En tout cas, la répression des auteurs du massacre des six « bérets rouges » n’allait pas tarder. Plus de 150 membres du mouvement des Moustarchidines seront arrêtés, de même que des membres des partis d’opposition qui vont rejoindre leurs leaders en prison. Les Moustarchidines et Moustarchidates seront incarcérés dans les prisons de Dakar et Rufisque où ils vont rester des mois avant de bénéficier d’un non-lieu. L’un d’eux, d’ailleurs, succombera dans les locaux de la police, fort probablement parce qu’il aura été victime de tortures qui lui seront fatales. Il s’agit du dénommé Lamine Samb, membre de la section de Niarry Taly à Dakar.

Dès le lendemain des événements, le ministre de l’Intérieur, à l’époque M. Djibo Kâ, annonce par arrêté n°001123 du 17 février 1994 l’interdiction sur l’étendue du territoire national de toute activité du mouvement «Dahiratoul Moustarchidina Wal Moustarchidati». Il prévient également que toute infraction à cette disposition sera poursuivie et punie conformément à la loi.

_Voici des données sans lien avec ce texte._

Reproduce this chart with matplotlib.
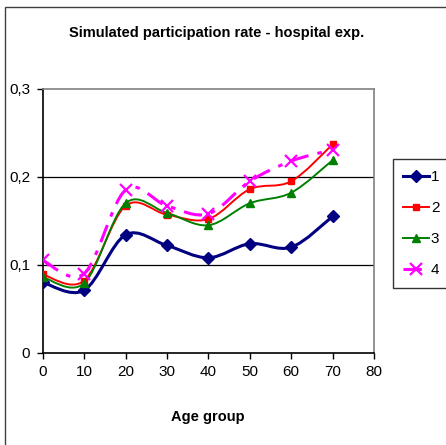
import matplotlib
matplotlib.use("Agg")
import matplotlib.pyplot as plt
from matplotlib.path import Path
from matplotlib.patches import PathPatch, Rectangle
from matplotlib.lines import Line2D
from matplotlib.ticker import FuncFormatter

plt.rcParams['font.family'] = ['Liberation Sans Narrow', 'Liberation Sans', 'DejaVu Sans']

# data
age = [0, 10, 20, 30, 40, 50, 60, 70]
s1 = [0.080, 0.071, 0.134, 0.122, 0.108, 0.124, 0.120, 0.155]
s2 = [0.089, 0.082, 0.167, 0.157, 0.152, 0.186, 0.195, 0.237]
s3 = [0.086, 0.079, 0.170, 0.159, 0.145, 0.170, 0.182, 0.219]
s4 = [0.105, 0.090, 0.185, 0.167, 0.158, 0.195, 0.218, 0.231]
names = ['1', '2', '3', '4']


def smooth_path(x, y):
	# excel-like smoothed line: cubic bezier through the points
	pts = list(zip(x, y))
	n = len(pts)
	verts = [pts[0]]
	codes = [Path.MOVETO]
	for i in range(n - 1):
		p0 = pts[max(i - 1, 0)]
		p1 = pts[i]
		p2 = pts[i + 1]
		p3 = pts[min(i + 2, n - 1)]
		c1 = (p1[0] + (p2[0] - p0[0]) / 6.0, p1[1] + (p2[1] - p0[1]) / 6.0)
		c2 = (p2[0] - (p3[0] - p1[0]) / 6.0, p2[1] - (p3[1] - p1[1]) / 6.0)
		verts += [c1, c2, p2]
		codes += [Path.CURVE4] * 3
	return Path(verts, codes)


fig = plt.figure(figsize=(4.46, 4.45), dpi=100)
ax = fig.add_axes([42.7 / 446, 1 - 352.7 / 445, (374 - 42.7) / 446, (352.7 - 89) / 445])

# outer chart border
fig.patches.append(Rectangle((5 / 446, -0.1), 1.1, 1 - 7 / 445 + 0.1, transform=fig.transFigure,
	fill=False, edgecolor='#404040', linewidth=1.0))

styles = [
	(s1, '#000080', 'D', 6.5, 2.2, '-'),
	(s2, '#ff0000', 's', 5, 1.4, '-'),
	(s3, '#008000', '^', 6, 1.4, '-'),
	(s4, '#ff00ff', 'x', 9, 2.2, (0, (6, 3, 1.5, 3))),
]

handles = []
for (ys, col, mk, ms, lw, ls), nm in zip(styles, names):
	patch = PathPatch(smooth_path(age, ys), facecolor='none', edgecolor=col, linewidth=lw, linestyle=ls, zorder=3)
	ax.add_patch(patch)
	ax.plot(age, ys, linestyle='none', marker=mk, markersize=ms, color=col,
		markeredgewidth=1.6 if mk == 'x' else 1, zorder=4)
	handles.append(Line2D([], [], color=col, linewidth=lw, linestyle=ls, marker=mk,
		markersize=ms, markeredgewidth=1.6 if mk == 'x' else 1))

ax.set_xlim(0, 80)
ax.set_ylim(0, 0.3)
ax.set_xticks(range(0, 81, 10))
ax.set_yticks([0, 0.1, 0.2, 0.3])
ax.yaxis.set_major_formatter(FuncFormatter(lambda v, p: ('%g' % round(v, 2)).replace('.', ',')))
ax.tick_params(direction='out', length=4, width=1, labelsize=11, pad=5)

for v in [0.1, 0.2]:
	ax.axhline(v, color='black', linewidth=0.9, zorder=1)

ax.spines['top'].set_color('#808080')
ax.spines['right'].set_color('#808080')
for s in ax.spines.values():
	s.set_linewidth(1.2)

fig.text(217 / 446, 1 - 33 / 445, 'Simulated participation rate - hospital exp.', ha='center', va='center',
	fontsize=10.5, fontweight='bold')
fig.text(208 / 446, 1 - 417 / 445, 'Age group', ha='center', va='center', fontsize=10.5, fontweight='bold')

leg = fig.legend(handles, names, loc='upper left', bbox_to_anchor=(392.7 / 446, 1 - 159.3 / 445),
	fontsize=11, frameon=True, fancybox=False, edgecolor='black', handlelength=1.7,
	handletextpad=0.1, labelspacing=1.12, borderpad=0.7, borderaxespad=0)
leg.get_frame().set_linewidth(1.0)

fig.savefig('out.png', dpi=100)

Parmi les Moustarchidines, beaucoup sont revenus sur les conditions de leur arrestation. Un certain Mouhamadou Mocoly, peut-être un pseudo, a ainsi déclaré à l’époque ce qui suit : «Je suis arrivé au Commissariat central le 19 février à 10h30. Les policiers m’ont mis des menottes après m’avoir déshabillé. Ils étaient cinq, en civil, et se mirent à m’insulter et à m’accuser du meurtre de leurs collègues. Comme je niais les faits, ils reçurent l’ordre de me frapper. Durant 25 minutes les coups de matraque pleuvaient. Un balayage du pied me mit à terre. Du diluant me fut ensuite versé sur le sexe et les coups continuèrent de plus belle. En tant que reproducteur à la Nationale d’Assurance, ils me forcèrent à dactylographier mon propre procès-verbal. Ils me forcèrent également à rompre mon jeûne».

Naturellement les Moustarchidines n’oublieront jamais ces événements puisqu’ils seront pourchassés, traqués et leur mouvement interdit de toute activité. Cela affectera durablement leur cohésion car nombre d’entre eux vont démissionner du Dahira et, depuis cette date d’ailleurs, ils sont regardés en coin par nombre de Sénégalais qui les considèrent comme des dangers potentiels.